MELONI TEMPOREGGIA SULLE EUROPEE PER SNERVARE LEGA E FI
STALLO IN SARDEGNA
Siccome un po’ tutto si tiene, la prima conseguenza delle tensioni sulle regionali è lo slittamento della decisione di Giorgia Meloni sulle europee. La premier oscilla, come un pendolo, tra il sì, il no e il forse. I pro (il partito) e i contro (la presidenza del G7). Ha tempo fino all’8 maggio per prendere una decisione. Quanto basta per friggere gli alleati di Lega e Forza Italia. Tra accelerazioni e frenate, la leader di Fdi sa che così può tenere tutti sulla corda. La sua presenza come capolista può valere, secondo i dati che girano in via della Scrofa, fra il 3 e il 5 per cento in più per le liste dei patrioti. Lo spread, insomma, che passa fra un successo annunciato e una vittoria in carrozza che veleggia verso quota 30 per cento. Tutti questi ragionamenti sembrano slegati rispetto alla partita sarda, che si porta dietro quelle abruzzese, lucana e piemontese. Ma non è così. Meloni sa di avere la forza di dare le carte. E quindi aspetta. Convinta che l’idea di concordare con Antonio Tajani e Matteo Salvini una linea comune sulle europee sia stata superata dai fatti. Il capo del Carroccio si è sfilato, quello di Forza Italia preferirebbe evitare di correre, anche se dice che ci starebbe pensando. E così si arriva alla Sardegna, caso ormai nazionale.
Dalle parti di Fdi sono convinti che ormai la spunterà il sindaco di Cagliari Paolo Truzzu sul governatore uscente Christian Solinas, diventato la linea Maginot di Salvini. Che fa esclamare ad Andrea Crippa, vicesegretario leghista: “Ah, quando c’era Silvio! Berlusconi sì che era un capo della coalizione generoso”. Nostalgia canaglia.
Sempre Crippa (che è l’oggetto contundente usato da Salvini) prima che i leader si vedessero a Palazzo Chigi ieri sera, spiegava che le minacce di Francesco Lollobrigida non gli fanno perdere il sonno e che insomma lui si sarebbe trovato meglio a dialogare con Giovanni Donzelli, coordinatore nazionale del partito. Schermaglie su schermaglie: questo offriva il menu in attesa che la grande capa riunisse i leader prima di cena per arrivare a una decisione che però non c’è stata (si rivedranno oggi: la premier ha parlato in privato con il leader leghista).
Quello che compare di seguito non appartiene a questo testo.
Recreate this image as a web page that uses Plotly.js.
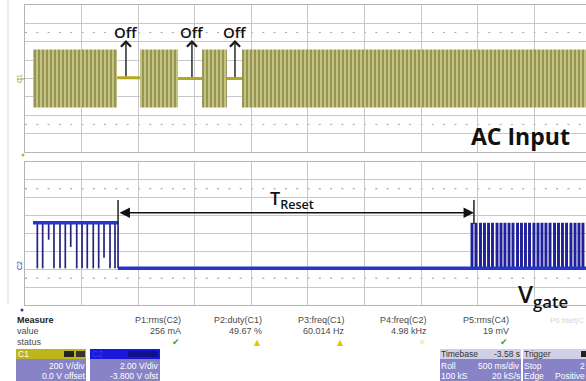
<!DOCTYPE html>
<html><head><meta charset="utf-8">
<script src="https://cdn.plot.ly/plotly-3.0.1.min.js"></script>
<style>html,body{margin:0;padding:0;background:#fff;overflow:hidden}#chart{width:586px;height:381px}</style>
</head><body><div id="chart"></div>
<script>
// ---- data (time in s from left screen edge, 500 ms/div) ----
const acOnStart  = [0.071, 1.016, 1.564, 1.917];
const acOnEnd    = [0.813, 1.352, 1.784, 5.000];
const acPeakV    = 315;
const acOffStart = [0.813, 1.352, 1.784];
const acOffEnd   = [1.016, 1.564, 1.917];
const acOffLevel = [8, 0, 0];
const offMarkT   = [0.892, 1.475, 1.855];
const offLabels  = ['Off', 'Off', 'Off'];

const gateHigh = 5.0, gateLow = -0.1;
const burst1Start = 0.071, burst1End = 0.822;
const burst1Dips  = [0.109, 0.156, 0.209, 0.256, 0.309, 0.356, 0.404, 0.457, 0.504, 0.550, 0.603, 0.651, 0.698, 0.751, 0.795];
const burst1Depth = [-0.1, -0.1, 3.1, -0.1, -0.1, -0.1, 2.3, -0.1, -0.1, -0.1, -0.1, -0.1, 1.1, -0.1, -0.1];
const burst2Pulses = [3.949, 3.984, 4.024, 4.059, 4.095, 4.130, 4.170, 4.205, 4.240, 4.276, 4.311, 4.351, 4.386, 4.421, 4.457, 4.496, 4.532, 4.567, 4.602, 4.638, 4.678, 4.713, 4.748, 4.784, 4.823, 4.859, 4.894, 4.929];
const tResetFrom = 0.822, tResetTo = 3.966;

const measLabels = ['P1:rms(C2)', 'P2:duty(C1)', 'P3:freq(C1)', 'P4:freq(C2)', 'P5:rms(C4)'];
const measValues = ['256 mA', '49.67 %', '60.014 Hz', '4.98 kHz', '19 mV'];
const measStatus = ['ok', 'warn', 'warn', 'na', 'ok'];

// ---- geometry helpers ----
const L = 25, T = 5, PW = 561, PH = 300, XMAX = 4.956;
const px = x => (x - L) / PW;
const py = y => (T + PH - y) / PH;

const traces = [];
// AC band
traces.push({
  type: 'bar', xaxis: 'x', yaxis: 'y',
  x: acOnStart.map((s, i) => (s + acOnEnd[i]) / 2),
  width: acOnStart.map((s, i) => acOnEnd[i] - s),
  base: acOnStart.map(() => -acPeakV),
  y: acOnStart.map(() => 2 * acPeakV),
  marker: {color: '#c0bf7c', line: {width: 0},
    pattern: {shape: '|', fgcolor: '#6a6824', bgcolor: '#c4c382', size: 4, solidity: 0.5, fillmode: 'overlay'}},
  hoverinfo: 'skip'
});
// AC off segments
{
  const x = [], y = [];
  acOffStart.forEach((s, i) => { x.push(s, acOffEnd[i], null); y.push(acOffLevel[i], acOffLevel[i], null); });
  traces.push({type: 'scatter', mode: 'lines', xaxis: 'x', yaxis: 'y', x, y,
    line: {color: '#b3a91e', width: 3}, hoverinfo: 'skip'});
}
// Gate: low level
traces.push({type: 'scatter', mode: 'lines', xaxis: 'x2', yaxis: 'y2',
  x: [burst1End, XMAX], y: [gateLow, gateLow], line: {color: '#2636cc', width: 3.5}, hoverinfo: 'skip'});
// Gate: burst 2 pulses
traces.push({type: 'bar', xaxis: 'x2', yaxis: 'y2',
  x: burst2Pulses, width: burst2Pulses.map(() => 0.026),
  base: burst2Pulses.map(() => gateLow), y: burst2Pulses.map(() => gateHigh - gateLow),
  marker: {color: '#20209a', line: {width: 0}}, hoverinfo: 'skip'});
// Gate: burst 1 dips
{
  const x = [], y = [];
  burst1Dips.forEach((t, i) => { x.push(t, t, null); y.push(gateHigh, burst1Depth[i], null); });
  x.push(burst1End, burst1End); y.push(gateHigh, gateLow);
  traces.push({type: 'scatter', mode: 'lines', xaxis: 'x2', yaxis: 'y2', x, y,
    line: {color: '#24247e', width: 1.7}, hoverinfo: 'skip'});
}
// Gate: burst 1 high level
traces.push({type: 'scatter', mode: 'lines', xaxis: 'x2', yaxis: 'y2',
  x: [burst1Start, burst1End], y: [gateHigh, gateHigh], line: {color: '#2636cc', width: 3.5}, hoverinfo: 'skip'});

const ax = (over) => Object.assign({
  showgrid: true, gridcolor: '#c8c8c8', gridwidth: 1, zeroline: false,
  showline: true, mirror: true, linecolor: '#b4b4b4', linewidth: 1,
  showticklabels: false, ticks: '', fixedrange: true
}, over);

const shapes = [];
const annotations = [];
const dotted = {color: '#a8a8a8', width: 1, dash: '2px,9.3px'};
[-500, 500].forEach(v =>
  shapes.push({type: 'line', xref: 'x', yref: 'y', x0: 0, x1: XMAX, y0: v, y1: v, line: dotted, layer: 'below'}));
[8.8, -1.2, 3.8].forEach(v =>
  shapes.push({type: 'line', xref: 'x2', yref: 'y2', x0: 0, x1: XMAX, y0: v, y1: v, line: {color: '#909090', width: 1, dash: '2px,9.3px'}, layer: 'below'}));
// left frame line
shapes.push({type: 'line', xref: 'paper', yref: 'paper', x0: px(8), x1: px(8), y0: py(0), y1: py(305), line: {color: '#dcdcdc', width: 1}});
// channel markers
shapes.push({type: 'line', xref: 'paper', yref: 'paper', x0: px(17), x1: px(25), y0: py(79), y1: py(79), line: {color: '#a8a040', width: 1}});
shapes.push({type: 'circle', xref: 'paper', yref: 'paper', x0: px(21.5), x1: px(24.5), y0: py(153.5), y1: py(156.5), fillcolor: '#b8b030', line: {width: 0}});
shapes.push({type: 'circle', xref: 'paper', yref: 'paper', x0: px(20.5), x1: px(23.5), y0: py(308.5), y1: py(311.5), fillcolor: '#3030c0', line: {width: 0}});
annotations.push({xref: 'paper', yref: 'paper', x: px(19), y: py(79), xanchor: 'center', yanchor: 'middle', text: 'C1', textangle: -90, showarrow: false, font: {size: 7, color: '#a8a040'}});
annotations.push({xref: 'paper', yref: 'paper', x: px(19), y: py(266), xanchor: 'center', yanchor: 'middle', text: 'C2', textangle: -90, showarrow: false, font: {size: 7, color: '#3030c0'}});

// Off arrows and labels
offMarkT.forEach((t, i) => {
  annotations.push({xref: 'x', yref: 'y', axref: 'x', ayref: 'y', x: t, y: 418, ax: t, ay: acOffLevel[i],
    text: '', showarrow: true, arrowhead: 4, arrowsize: 1.4, arrowwidth: 1.4, arrowcolor: '#1a1a1a', standoff: 0, startstandoff: 0});
  annotations.push({xref: 'x', yref: 'y', x: t, y: 505, xanchor: 'center', yanchor: 'middle', text: offLabels[i], showarrow: false,
    font: {family: 'Open Sans', size: 15, color: '#111', weight: 600}});
});
annotations.push({xref: 'paper', yref: 'paper', x: px(469), y: py(136), xanchor: 'left', yanchor: 'middle', text: 'AC Input', showarrow: false,
  font: {family: 'Open Sans', size: 23, color: '#111', weight: 700}});

// T reset
annotations.push({xref: 'x2', yref: 'y2', axref: 'x2', ayref: 'y2', x: tResetTo, y: 6.12, ax: tResetFrom, ay: 6.12,
  text: '', showarrow: true, arrowside: 'end+start', arrowhead: 2, arrowsize: 1.3, arrowwidth: 1.6, arrowcolor: '#111', standoff: 0, startstandoff: 0});
[tResetFrom, tResetTo].forEach(t => shapes.push({type: 'line', xref: 'x2', yref: 'y2', x0: t, x1: t, y0: 4.86, y1: 7.54, line: {color: '#222', width: 1.5}}));
annotations.push({xref: 'x2', yref: 'y2', x: 2.36, y: 5.85, xanchor: 'center', yanchor: 'bottom', text: 'T<sub>Reset</sub>', showarrow: false,
  font: {family: 'Open Sans', size: 18, color: '#111', weight: 600}});
annotations.push({xref: 'paper', yref: 'paper', x: px(516), y: py(295), xanchor: 'left', yanchor: 'middle', text: 'V<sub>gate</sub>', showarrow: false,
  font: {family: 'Open Sans', size: 24, color: '#111', weight: 600}});

// measurement table
const mfont = {family: 'Liberation Sans', size: 9, color: '#4a4a4a'};
function ptxt(x, y, s, anchor, font) {
  annotations.push({xref: 'paper', yref: 'paper', x: px(x), y: py(y), xanchor: anchor, yanchor: 'middle', text: s, showarrow: false, font});
}
ptxt(15, 320, '<b>Measure</b>', 'left', Object.assign({}, mfont, {color: '#222'}));
ptxt(15, 331, 'value', 'left', mfont);
ptxt(15, 342, 'status', 'left', mfont);
const colRight = [183, 264, 347, 429, 511];
const statusSym = {ok: ['✔', '#2ea02e', 9], warn: ['▲', '#e3c400', 8], na: ['✕', '#e8e8a0', 8]};
measLabels.forEach((lab, i) => {
  ptxt(colRight[i], 320, lab, 'right', mfont);
  ptxt(colRight[i], 331, measValues[i], 'right', mfont);
  const s = statusSym[measStatus[i]];
  ptxt(colRight[i] - 7, 342, s[0], 'center', {family: 'DejaVu Sans', size: s[2], color: s[1]});
});
ptxt(586, 321, 'P6:fdef(C', 'right', Object.assign({}, mfont, {size: 8, color: '#d6d6d6'}));

// descriptor boxes
function rect(x0, x1, y0, y1, color) {
  shapes.push({type: 'rect', xref: 'paper', yref: 'paper', x0: px(x0), x1: px(x1), y0: py(y1), y1: py(y0), fillcolor: color, line: {width: 0}});
}
function box(x0, x1, headColor, bodyColor) {
  rect(x0, x1, 349, 359, headColor);
  rect(x0, x1, 359, 381, bodyColor);
}
function txt(x, y, s, anchor, color) {
  ptxt(x, y, s, anchor, {family: 'Liberation Sans', size: 8.5, color: color});
}
box(16, 86, '#bdb51a', '#8783c6');
rect(64, 74, 351, 357, '#222');
rect(76, 85, 351, 357, '#333');
txt(16, 354, 'C1', 'left', '#ffffff');
txt(87, 366, '200 V/div', 'right', '#ffffff');
txt(87, 376, '0.0 V offset', 'right', '#ffffff');
box(90, 160, '#1818d8', '#8783c6');
rect(128, 158, 351, 357, '#10108a');
txt(90, 354, 'C2', 'left', '#3a3aee');
txt(161, 366, '2.00 V/div', 'right', '#ffffff');
txt(161, 376, '-3.800 V ofst', 'right', '#ffffff');
box(440, 521, '#cfcfe6', '#8783c6');
txt(439, 354, 'Timebase', 'left', '#333');
txt(522, 354, '-3.58 s', 'right', '#333');
txt(439, 366, 'Roll', 'left', '#ffffff');
txt(522, 366, '500 ms/div', 'right', '#ffffff');
txt(439, 376, '100 kS', 'left', '#ffffff');
txt(522, 376, '20 kS/s', 'right', '#ffffff');
box(523, 600, '#cfcfe6', '#8783c6');
rect(581, 586, 351, 357, '#222');
txt(522, 354, 'Trigger', 'left', '#333');
txt(522, 366, 'Stop', 'left', '#ffffff');
txt(587, 366, '2', 'right', '#ffffff');
txt(522, 376, 'Edge', 'left', '#ffffff');
txt(587, 376, 'Positive', 'right', '#ffffff');

const layout = {
  width: 586, height: 381, margin: {l: L, r: 0, t: T, b: 381 - T - PH, pad: 0},
  paper_bgcolor: '#ffffff', plot_bgcolor: '#ffffff', showlegend: false, barmode: 'overlay',
  font: {family: 'Liberation Sans', size: 9, color: '#333'},
  xaxis: ax({domain: [0, 1], range: [0, XMAX], dtick: 0.5, tick0: 0, anchor: 'y'}),
  yaxis: ax({domain: [0.51, 1], range: [-800, 800], dtick: 200, tick0: 0, anchor: 'x'}),
  xaxis2: ax({domain: [0, 1], range: [0, XMAX], dtick: 0.5, tick0: 0, anchor: 'y2'}),
  yaxis2: ax({domain: [0, 0.4767], range: [-4.2, 11.8], dtick: 2, tick0: -4.2, anchor: 'x2'}),
  shapes, annotations
};
Plotly.newPlot('chart', traces, layout, {staticPlot: true, displayModeBar: false});
</script></body></html>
Si sa che in Sardegna bisogna presentare le liste entro il 22 gennaio e il nome del candidato governatore a loro collegato entro il 25. Salvini continua a dire – chissà se è vero – che l’indipendentista Solinas potrebbe appoggiare, se fatto fuori, Renato Soru. E il tutto a favore di Alessandra Todde, candidata rossogialla di espressione M5s che zitta zitta si è già fatta 40 tappe elettorali sull’isola mentre il centrodestra locale e nazionale si prende ancora a piatti in faccia. Alla fine Meloni, Tajani e Salvini – tra cabina di regia sul Pnrr e Consiglio dei ministri – parlano, si confrontano ma senza trovare un accordo. Ormai la Sardegna si trascina dietro anche la Basilicata dove il forzista Vito Bardi non è proprio sicurissimo della ricandidatura. Anzi. Sempre da Fratelli d’Italia, dove ormai la parola chiave è “riequilibrio”, si scommette una pizza sul fatto che alla fine la spunterà un candidato civico (si parla del presidente locale di Confindustria Francesco Somma). “Ma noi allora mettiamo in discussione anche l’Abruzzo di Marsilio”, ripete senza crederci nemmeno troppo Crippa, vice Salvini con licenza di menare fendenti. Di fatto il tavolo è destinato ad aggiornarsi. Magari a oggi, quando Meloni sarà tornata dalla visita in Emilia Romagna con Ursula von der Leyen. A Forlì si parlerà di alluvione, ma si respirerà aria europea. Quanto basta a far crescere suggestioni e timori dentro Lega e Forza Italia.